[SUPPLIED RECORDS start]

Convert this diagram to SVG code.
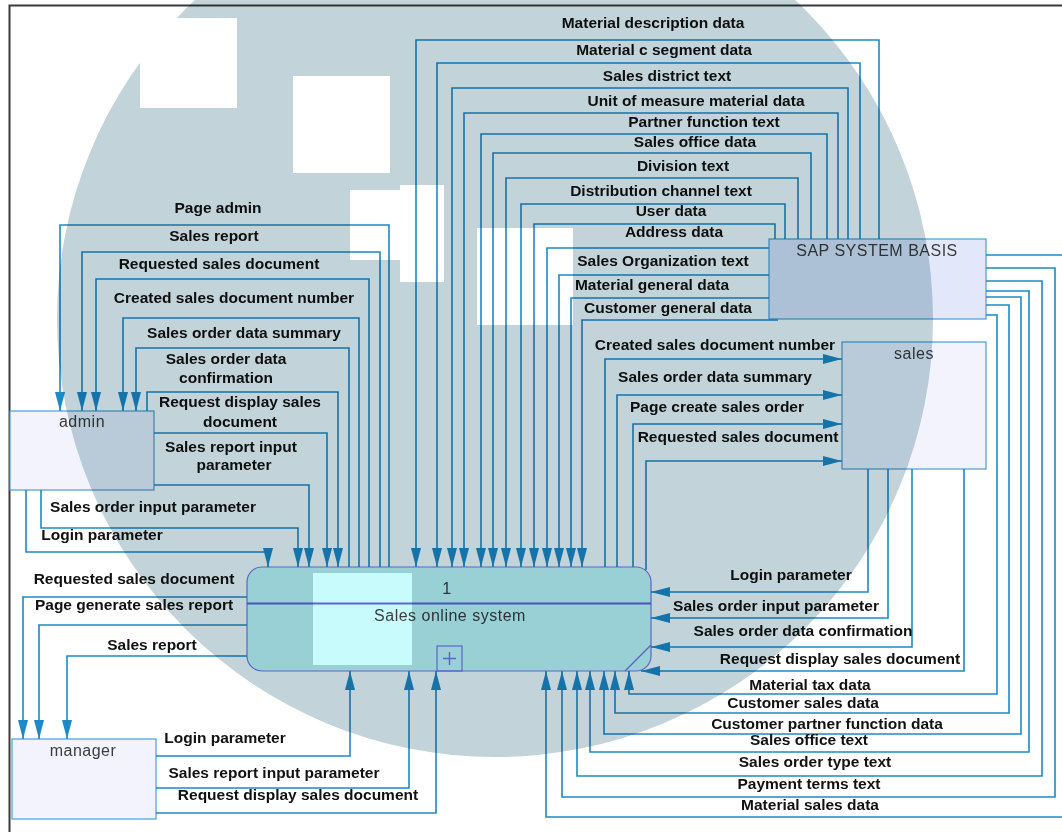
<svg xmlns="http://www.w3.org/2000/svg" width="1062" height="832" viewBox="0 0 1062 832">
<defs>
<style>
.c{fill:none;stroke:#1b8ac6;stroke-width:1.6;marker-end:url(#ah)}
.lb{font-family:"Liberation Sans",Arial,sans-serif;font-weight:bold;font-size:15.5px;fill:#111;text-anchor:middle}
.ent{fill:#f3f3fd;stroke:#4a9fd4;stroke-width:1.2}
.nt{font-family:"Liberation Sans",Arial,sans-serif;font-size:16px;fill:#3c3c3c;text-anchor:middle;letter-spacing:0.5px}
</style>
<marker id="ah" markerWidth="19" markerHeight="10" refX="19" refY="5" orient="auto" markerUnits="userSpaceOnUse">
<path d="M0,0 L19,5 L0,10 z" fill="#1b8ac6"/>
</marker>
</defs>

<rect width="1062" height="832" fill="#fff"/>

<!-- page frame -->
<path d="M9.5,832 V5.5 H1062" fill="none" stroke="#3a3a3a" stroke-width="2"/>

<!-- external entities -->
<g id="admin">
<rect class="ent" x="10" y="411" width="144" height="79"/>
<text class="nt" x="82" y="427">admin</text>
</g>
<g id="manager">
<rect class="ent" x="12" y="739" width="144" height="80"/>
<text class="nt" x="83" y="756">manager</text>
</g>
<g id="sales">
<rect class="ent" x="842" y="342" width="144" height="127"/>
<text class="nt" x="914" y="359">sales</text>
</g>
<g id="sap">
<rect class="ent" x="769" y="239" width="217" height="80" style="fill:#e2e8fa"/>
<text class="nt" x="877" y="256">SAP SYSTEM BASIS</text>
</g>

<!-- process -->
<g id="process">
<rect x="247" y="567" width="404" height="104" rx="15" fill="#c8fbfb" stroke="#7b7be6" stroke-width="1.2"/>
<line x1="247" y1="603.5" x2="651" y2="603.5" stroke="#5a66d8" stroke-width="2"/>
<line x1="625" y1="671" x2="651" y2="645" stroke="#7b7be6" stroke-width="1.5"/>
<rect x="437" y="646" width="25" height="25" fill="none" stroke="#7b7be6" stroke-width="1.2"/>
<path d="M443,658.5 H456 M449.5,652 V665" stroke="#7b7be6" stroke-width="1.5"/>
<text class="nt" x="447" y="594">1</text>
<text class="nt" x="450" y="621">Sales online system</text>
</g>

<!-- data flows -->
<g id="connectors">
<!-- SAP SYSTEM BASIS to process, top -->
<path class="c" d="M879,239 V40 H416 V567"/>
<path class="c" d="M860,239 V63 H437 V567"/>
<path class="c" d="M848,239 V88 H452 V567"/>
<path class="c" d="M838,239 V113 H464 V567"/>
<path class="c" d="M827,239 V134 H481 V567"/>
<path class="c" d="M811,239 V153 H493 V567"/>
<path class="c" d="M798,239 V178 H506 V567"/>
<path class="c" d="M785,239 V204 H521 V567"/>
<path class="c" d="M775,239 V224 H534 V567"/>
<path class="c" d="M769,248 H547 V567"/>
<path class="c" d="M769,275 H559 V567"/>
<path class="c" d="M769,298 H571 V567"/>
<path class="c" d="M778,320 H582 V567"/>

<!-- process to admin -->
<path class="c" d="M389,567 V225 H60 V411"/>
<path class="c" d="M380,567 V252 H82 V411"/>
<path class="c" d="M369,567 V279 H96 V411"/>
<path class="c" d="M359,567 V318 H123 V411"/>
<path class="c" d="M349,567 V348 H136 V411"/>
<!-- admin to process -->
<path class="c" d="M147,411 V392 H338 V567"/>
<path class="c" d="M154,433 H327 V567"/>
<path class="c" d="M154,485 H309 V567"/>
<path class="c" d="M41,490 V528 H298 V567"/>
<path class="c" d="M26,490 V552 H268 V567"/>

<!-- process to manager -->
<path class="c" d="M247,597 H23 V739"/>
<path class="c" d="M247,625 H39 V739"/>
<path class="c" d="M247,656 H67 V739"/>
<!-- manager to process -->
<path class="c" d="M156,756 H350 V671"/>
<path class="c" d="M156,788 H409 V671"/>
<path class="c" d="M156,813 H436 V671"/>

<!-- process to sales -->
<path class="c" d="M605,567 V359 H842"/>
<path class="c" d="M617,567 V395 H842"/>
<path class="c" d="M633,567 V424 H842"/>
<path class="c" d="M646,570 V461 H842"/>
<!-- sales to process -->
<path class="c" d="M868,469 V592 H651"/>
<path class="c" d="M888,469 V618 H651"/>
<path class="c" d="M912,469 V647 H651"/>
<path class="c" d="M964,469 V671 H641"/>

<!-- SAP SYSTEM BASIS to process, bottom -->
<path class="c" d="M986,315 H997 V694 H629 V671"/>
<path class="c" d="M986,305 H1009 V713 H615 V671"/>
<path class="c" d="M986,297 H1021 V734 H604 V671"/>
<path class="c" d="M986,291 H1029 V752 H590 V671"/>
<path class="c" d="M986,281 H1042 V776 H577 V671"/>
<path class="c" d="M986,268 H1055 V797 H562 V671"/>
<path class="c" d="M986,255 H1066 V817 H546 V671"/>

<!-- flow labels -->
<text class="lb" x="653" y="28">Material description data</text>
<text class="lb" x="664" y="55">Material c segment data</text>
<text class="lb" x="667" y="81">Sales district text</text>
<text class="lb" x="696" y="106">Unit of measure material data</text>
<text class="lb" x="704" y="127">Partner function text</text>
<text class="lb" x="695" y="147">Sales office data</text>
<text class="lb" x="683" y="171">Division text</text>
<text class="lb" x="661" y="196">Distribution channel text</text>
<text class="lb" x="671" y="216">User data</text>
<text class="lb" x="674" y="237">Address data</text>
<text class="lb" x="663" y="266">Sales Organization text</text>
<text class="lb" x="652" y="290">Material general data</text>
<text class="lb" x="668" y="313">Customer general data</text>

<text class="lb" x="218" y="213">Page admin</text>
<text class="lb" x="214" y="241">Sales report</text>
<text class="lb" x="219" y="269">Requested sales document</text>
<text class="lb" x="234" y="303">Created sales document number</text>
<text class="lb" x="244" y="338">Sales order data summary</text>
<text class="lb" x="226" y="364">Sales order data</text>
<text class="lb" x="226" y="383">confirmation</text>
<text class="lb" x="240" y="407">Request display sales</text>
<text class="lb" x="240" y="427">document</text>
<text class="lb" x="231" y="452">Sales report input</text>
<text class="lb" x="234" y="470">parameter</text>
<text class="lb" x="153" y="512">Sales order input parameter</text>
<text class="lb" x="102" y="540">Login parameter</text>

<text class="lb" x="134" y="584">Requested sales document</text>
<text class="lb" x="134" y="610">Page generate sales report</text>
<text class="lb" x="152" y="650">Sales report</text>

<text class="lb" x="225" y="743">Login parameter</text>
<text class="lb" x="274" y="778">Sales report input parameter</text>
<text class="lb" x="298" y="800">Request display sales document</text>

<text class="lb" x="715" y="350">Created sales document number</text>
<text class="lb" x="715" y="382">Sales order data summary</text>
<text class="lb" x="717" y="412">Page create sales order</text>
<text class="lb" x="738" y="442">Requested sales document</text>

<text class="lb" x="791" y="580">Login parameter</text>
<text class="lb" x="776" y="611">Sales order input parameter</text>
<text class="lb" x="803" y="636">Sales order data confirmation</text>
<text class="lb" x="840" y="664">Request display sales document</text>

<text class="lb" x="810" y="690">Material tax data</text>
<text class="lb" x="803" y="708">Customer sales data</text>
<text class="lb" x="827" y="729">Customer partner function data</text>
<text class="lb" x="809" y="745">Sales office text</text>
<text class="lb" x="815" y="767">Sales order type text</text>
<text class="lb" x="809" y="789">Payment terms text</text>
<text class="lb" x="810" y="810">Material sales data</text>
</g>

<!-- tinted backdrop shape laid over the drawing -->
<g id="backdrop" style="mix-blend-mode:multiply">
<circle cx="495" cy="319" r="438" fill="#c2d4da"/>
<rect x="140" y="18" width="97" height="90" fill="#fff"/>
<rect x="293" y="76" width="97" height="97" fill="#fff"/>
<rect x="350" y="190" width="55" height="70" fill="#fff"/>
<rect x="400" y="185" width="44" height="97" fill="#fff"/>
<rect x="477" y="228" width="96" height="97" fill="#fff"/>
<rect x="313" y="573" width="99" height="92" fill="#fff"/>
</g>
</svg>
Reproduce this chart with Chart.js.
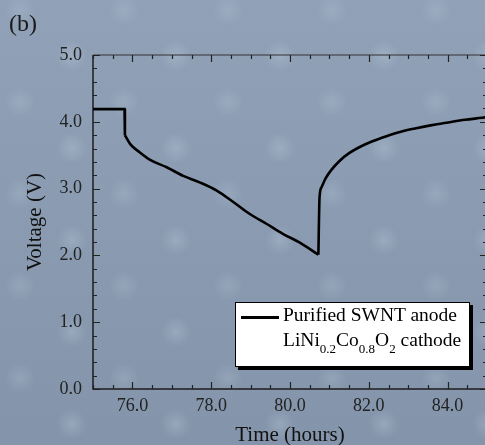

[SUPPLIED RECORDS end]

* GOAL OF THE EXERCISE *
Pull every line holding "this" out of the records.

* FULL ANSWER *
Convert this diagram to SVG code.
Reproduce this chart with Chart.js.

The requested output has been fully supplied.